ENTRYPOINT ["dotnet", "aspnetapp.dll"]
From what I can tell the difference is where the build of the application happens: either inside the docker itself or outside docker (in ci/cd tool e.g.) and only the output being copied in the docker file.
Is there any other technical difference/benefit between these approaches apart from the obvious ones of where the build commands are executed? (E.g. one would be faster, more reliable, etc.)

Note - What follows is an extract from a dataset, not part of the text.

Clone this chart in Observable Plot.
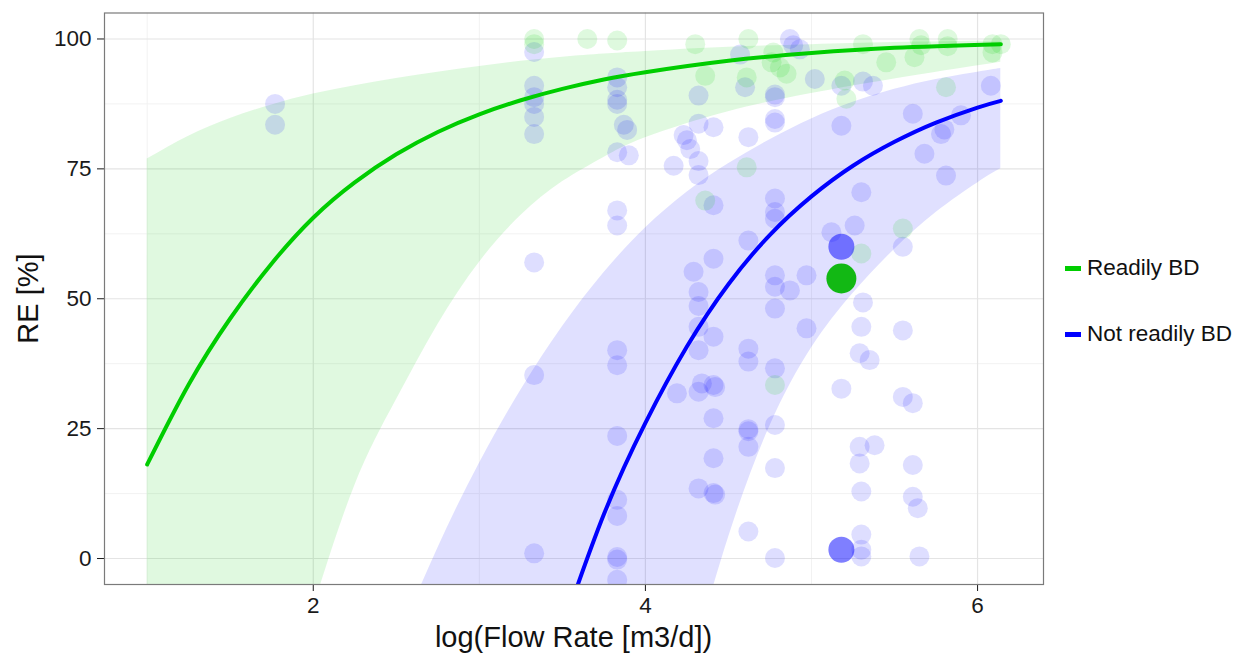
<!DOCTYPE html>
<html><head><meta charset="utf-8">
<script src="https://cdn.jsdelivr.net/npm/d3@7"></script>
<script src="https://cdn.jsdelivr.net/npm/@observablehq/plot@0.6"></script>
<style>
body{margin:0;background:#fff;font-family:"Liberation Sans",Arial,sans-serif;}
#wrap{position:relative;width:1236px;height:656px;overflow:hidden;background:#fff;}
.ttl{position:absolute;color:#111;font-size:29px;line-height:29px;white-space:nowrap;}
.leg{position:absolute;left:1065px;height:26px;font-size:22.5px;color:#111;display:flex;align-items:center;white-space:nowrap;}
.sw{display:inline-block;width:16px;height:5px;margin-right:6px;}
</style></head><body>
<div id="wrap">
 <div id="chart"></div>
 <div class="ttl" style="left:104px;width:939px;top:623px;text-align:center">log(Flow Rate [m3/d])</div>
 <div class="ttl" style="left:-72px;top:284px;width:200px;text-align:center;transform:rotate(-90deg)">RE [%]</div>
 <div id="legend"></div>
</div>
<script>
// axis ticks
const xTicks = [2, 4, 6];
const xMinor = [1, 3, 5];
const yTicks = [0, 25, 50, 75, 100];
const yMinor = [12.5, 37.5, 62.5, 87.5];

// series
const seriesNames = ["Readily BD", "Not readily BD"];
const seriesColors = ["#00cd00", "#0000ff"];

// fitted curve + band, readily BD (green); values below -5 fall outside the panel
const greenX   = [1.0, 1.25, 1.5, 1.75, 2.0, 2.25, 2.5, 2.75, 3.0, 3.25, 3.5, 3.75, 4.0, 4.5, 5.0, 5.5, 6.14];
const greenFit = [18.1, 33.5, 46.2, 56.8, 65.6, 72.4, 77.8, 82.1, 85.5, 88.2, 90.4, 92.2, 93.6, 95.8, 97.3, 98.3, 99.0];
const greenHi  = [76.9, 81.3, 84.7, 87.3, 89.4, 91.0, 92.4, 93.6, 94.7, 95.7, 96.5, 97.1, 97.6, 98.4, 98.9, 99.3, 99.6];
const greenLo  = [-140, -100, -65, -35, -9.5, 14, 30.5, 45, 57, 66, 72.5, 77.2, 81.0, 86.0, 89.5, 92.3, 95.5];

// fitted curve + band, not readily BD (blue)
const blueX   = [2.5, 2.75, 3.0, 3.25, 3.5, 3.75, 4.0, 4.25, 4.5, 4.75, 5.0, 5.25, 5.5, 5.75, 6.0, 6.14];
const blueFit = [null, null, null, null, -13.5, 8.5, 26.1, 40.8, 52.8, 62.3, 69.7, 75.6, 80.2, 83.9, 86.8, 88.1];
const blueHi  = [-16.5, 2.0, 18.3, 32.4, 44.6, 55.0, 63.6, 70.5, 76.0, 80.6, 84.6, 87.8, 90.3, 92.2, 93.6, 94.3];
const blueLo  = [-445, -355, -275, -205, -145, -95, -55, -23.5, 4.0, 25.5, 40.5, 51.0, 59.5, 66.6, 72.3, 75.0];

// observations [log flow, RE]
const greenPoints = [
 [3.33,100],[3.33,99],[3.65,100],[3.83,99.7],[4.30,99.0],[4.36,92.9],[4.36,68.9],
 [4.62,100],[4.61,92.6],[4.61,75.3],[4.77,97.4],[4.76,95.5],[4.81,94.5],[4.85,93.3],[4.78,33.4],
 [5.31,99.0],[5.20,92.0],[5.21,88.5],[5.30,58.7],[5.45,95.5],[5.62,96.5],[5.65,100],[5.66,98.8],
 [5.82,100],[5.82,98.6],[5.81,90.7],[5.55,63.5],[6.09,99.0],[6.14,99.0],[6.09,97.4]
];
const bluePoints = [
 [1.77,87.5],[1.77,83.5],
 [3.33,97.5],[3.33,91.0],[3.33,88.8],[3.33,87.5],[3.33,85.0],[3.33,81.7],[3.33,57.0],[3.33,35.3],[3.33,1.0],
 [3.83,92.6],[3.83,90.7],[3.83,88.3],[3.83,87.5],[3.87,83.5],[3.89,82.5],[3.83,78.2],[3.90,77.6],[3.83,67.0],[3.83,64.1],
 [3.83,40.1],[3.83,37.2],[3.83,23.6],[3.83,11.3],[3.83,8.2],[3.83,0.3],[3.83,-0.2],[3.83,-4.1],
 [4.17,75.6],[4.23,81.5],[4.25,80.5],[4.27,78.8],[4.32,76.5],[4.32,73.8],[4.32,83.7],[4.41,83.0],[4.32,89.1],[4.41,68.0],
 [4.41,57.7],[4.29,55.2],[4.32,51.3],[4.32,48.6],[4.32,44.6],[4.41,42.7],[4.32,40.1],[4.19,31.8],[4.32,32.1],[4.34,33.7],
 [4.41,33.4],[4.42,33.0],[4.41,27.0],[4.41,19.3],[4.32,13.5],[4.41,12.6],[4.42,12.3],
 [4.57,97.0],[4.60,90.7],[4.62,81.1],[4.62,61.2],[4.62,40.4],[4.62,37.9],[4.62,24.9],[4.62,24.5],[4.62,21.5],[4.62,5.2],
 [4.87,100],[4.89,98.8],[4.93,98.0],[4.78,89.3],[4.78,88.8],[4.78,84.6],[4.78,83.9],[4.78,69.3],[4.78,66.7],[4.78,65.4],
 [4.78,54.5],[4.78,52.3],[4.87,51.6],[4.78,48.1],[4.78,36.6],[4.78,25.7],[4.78,17.4],[4.78,0.1],
 [5.02,92.3],[4.97,54.5],[4.97,44.3],
 [5.18,91.0],[5.18,83.3],[5.12,62.8],[5.26,64.1],[5.18,32.7],
 [5.31,91.8],[5.37,91.0],[5.30,70.5],[5.31,49.3],[5.30,44.6],[5.29,39.5],[5.35,38.2],[5.29,21.5],[5.38,21.8],[5.29,18.3],
 [5.30,12.9],[5.30,4.6],[5.30,1.7],[5.30,0.4],
 [5.61,85.6],[5.68,77.9],[5.55,60.0],[5.55,43.9],[5.55,31.1],[5.61,29.9],[5.61,18.0],[5.61,11.9],[5.64,9.7],[5.65,0.4],
 [5.78,81.7],[5.80,82.6],[5.90,85.3],[5.81,73.7],[6.08,91.0]
];
const highlightGreen = [[5.18, 53.9]];
const highlightBlue = [[5.18, 60.0], [5.18, 1.7]];

const gBand = greenX.map((x, i) => ({x, lo: greenLo[i], hi: greenHi[i], fit: greenFit[i]}));
const bBand = blueX.map((x, i) => ({x, lo: blueLo[i], hi: blueHi[i], fit: blueFit[i]}));
const px = d => d[0], py = d => d[1];

const chart = Plot.plot({
  width: 1236, height: 656,
  marginLeft: 104, marginTop: 12.5, marginRight: 193, marginBottom: 72,
  x: {domain: [0.743, 6.397], ticks: xTicks, tickFormat: "d", tickSize: 7, tickPadding: 6, label: null},
  y: {domain: [-5, 105], ticks: yTicks, tickFormat: "d", tickSize: 7, tickPadding: 6, label: null},
  style: {fontSize: "22.5px", fontFamily: "Liberation Sans, Arial, sans-serif", color: "#1a1a1a", background: "white", overflow: "visible"},
  marks: [
    Plot.ruleX(xMinor, {stroke: "#f2f2f2", strokeWidth: 1}),
    Plot.ruleY(yMinor, {stroke: "#f2f2f2", strokeWidth: 1}),
    Plot.ruleX(xTicks, {stroke: "#e4e4e4", strokeWidth: 1.2}),
    Plot.ruleY(yTicks, {stroke: "#e4e4e4", strokeWidth: 1.2}),
    Plot.areaY(gBand, {x: "x", y1: "lo", y2: "hi", fill: seriesColors[0], fillOpacity: 0.12, curve: "natural", clip: true}),
    Plot.areaY(bBand, {x: "x", y1: "lo", y2: "hi", fill: seriesColors[1], fillOpacity: 0.12, curve: "natural", clip: true}),
    Plot.dot(bluePoints, {x: px, y: py, r: 10, fill: seriesColors[1], fillOpacity: 0.13, stroke: null, clip: true}),
    Plot.dot(greenPoints, {x: px, y: py, r: 10, fill: seriesColors[0], fillOpacity: 0.13, stroke: null, clip: true}),
    Plot.lineY(gBand, {x: "x", y: "fit", stroke: seriesColors[0], strokeWidth: 4, curve: "natural", clip: true}),
    Plot.lineY(bBand.filter(d => d.fit != null), {x: "x", y: "fit", stroke: seriesColors[1], strokeWidth: 4, curve: "natural", clip: true}),
    Plot.dot(highlightBlue, {x: px, y: py, r: 13, fill: seriesColors[1], fillOpacity: 0.5, stroke: null}),
    Plot.dot(highlightGreen, {x: px, y: py, r: 15, fill: "#00b400", fillOpacity: 0.92, stroke: null}),
    Plot.frame({stroke: "#7a7a7a", strokeWidth: 1.2})
  ]
});
document.getElementById("chart").appendChild(chart);

const legend = document.getElementById("legend");
seriesNames.forEach((name, i) => {
  const item = document.createElement("div");
  item.className = "leg";
  item.style.top = (255 + i * 66) + "px";
  const sw = document.createElement("span");
  sw.className = "sw";
  sw.style.background = seriesColors[i];
  item.appendChild(sw);
  item.appendChild(document.createTextNode(name));
  legend.appendChild(item);
});
</script>
</body></html>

P.S. I plan to run CI/CD inside a containerized environment like Github Actions or Bitbucket pipelines, so the build should not be dependent on local develop settings in any case.
Upvotes: 2
Views: 622
Reputation: 211540
Personally I find if you build in the container there's fewer surprises as slight differences between developer machines become irrelevant, but there's a case to be made for both approaches. Sometimes the container build is slower, so you have to settle for a sub-optimal situation.
A build on your dev machine will have access to 100% of the CPU, generally speaking, but in a container it is limited by your Docker settings. Most people usually have that at 50% or less to avoid hogging the whole machine, so it's 50% as fast at best.
So the more reproducible approach is to let the container build everything.
The more performant approach is to build externally, then quickly package in the container.
Note that this equation changes considerably if you have a low-powered laptop but a very fast build server you can offload the build to. For example, there's no way a 2-core i3 laptop with 8GB can keep up with a 32-core Ryzen or Epyc server with 256GB.